Essex County Council was one of the first authorities to make this change in 2009, setting a simple 1 space/1 bed, 2 spaces/2+ beds, plus visitor spaces. Garages are not included, because research has shown they are seldom used for car parking.
Other authorities have taken a more evidence-based approach to the problem. In 2010, PJA undertook research for Dudley Metropolitan Borough Council which resulted in standards that reflected observed car ownership levels while allowing for growth. The UK is only mid-table when it comes to owning cars and so it is reasonable to assume that car ownership may rise, at least in relatively unconstrained areas.
In the Dudley research an annual growth rate in car ownership (for owner-occupied houses) of 1.2% was assumed, based on surveys carried out in 2010, and with a design horizon of 2025 an overall increase of 20% in parking demand formed the basis of the new standards.
Since that research was carried out, car ownership data from the 2011 Census allows initial assessments of growth over the past 10 years. This revealed that in fact, in Dudley the actual increase in car ownership for owner-occupied houses has been less than assumed, at 0.7% pa, but clearly growth is still occurring.
The equivalent figure for England is similar at 0.8% pa, but there are local variations. Birmingham has seen 1% growth, while Southwark in inner London has seen a decline of 0.5%.
As noted by Essex, however, it is not just the number of spaces but their design that is important. Rear parking courts, reviled by CABE, are not just inefficient in space terms; they are often underused by residents, who prefer to keep their car in sight at the front or side of the property.
The research also highlighted the value of shared parking areas, for use not only by visitors but by households with high numbers of cars. The most efficient way of providing these may be wider streets with clearly defined bays to prevent parking on footways.

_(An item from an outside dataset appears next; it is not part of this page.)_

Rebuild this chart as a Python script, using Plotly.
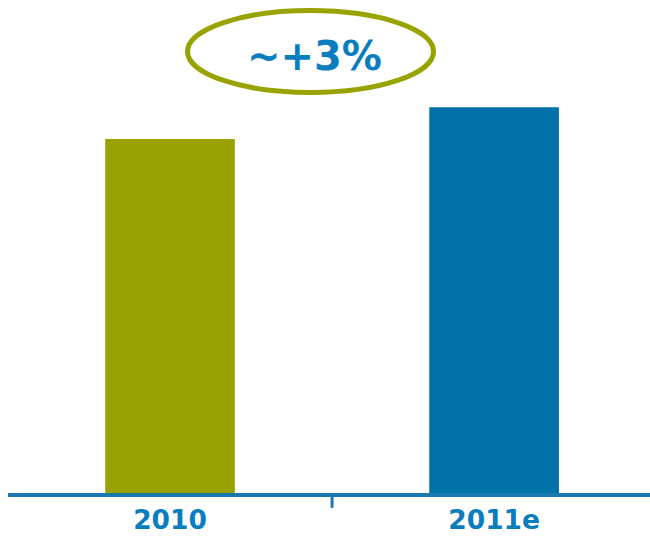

However, just because most households aspire to own a car, increasing car ownership does not necessarily lead to increased car use. Traffic growth has generally been below Department for Transport forecasts over recent years, particularly in urban areas. Traffic in London peaked in the 1990s and has been declining since, mainly due to improved public transport and restrictions on destination car parking – although anecdotally there may be a concern that it may be impossible to find a place to park on the return to home.
In conclusion, getting parking right is complex. Changes in central policy may have left local authorities confused about whether to use parking as a tool to reduce car travel, or to prevent on-street congestion occuring. Developers need to understand the options, decide what is right for them and build a robust case, based on sound data.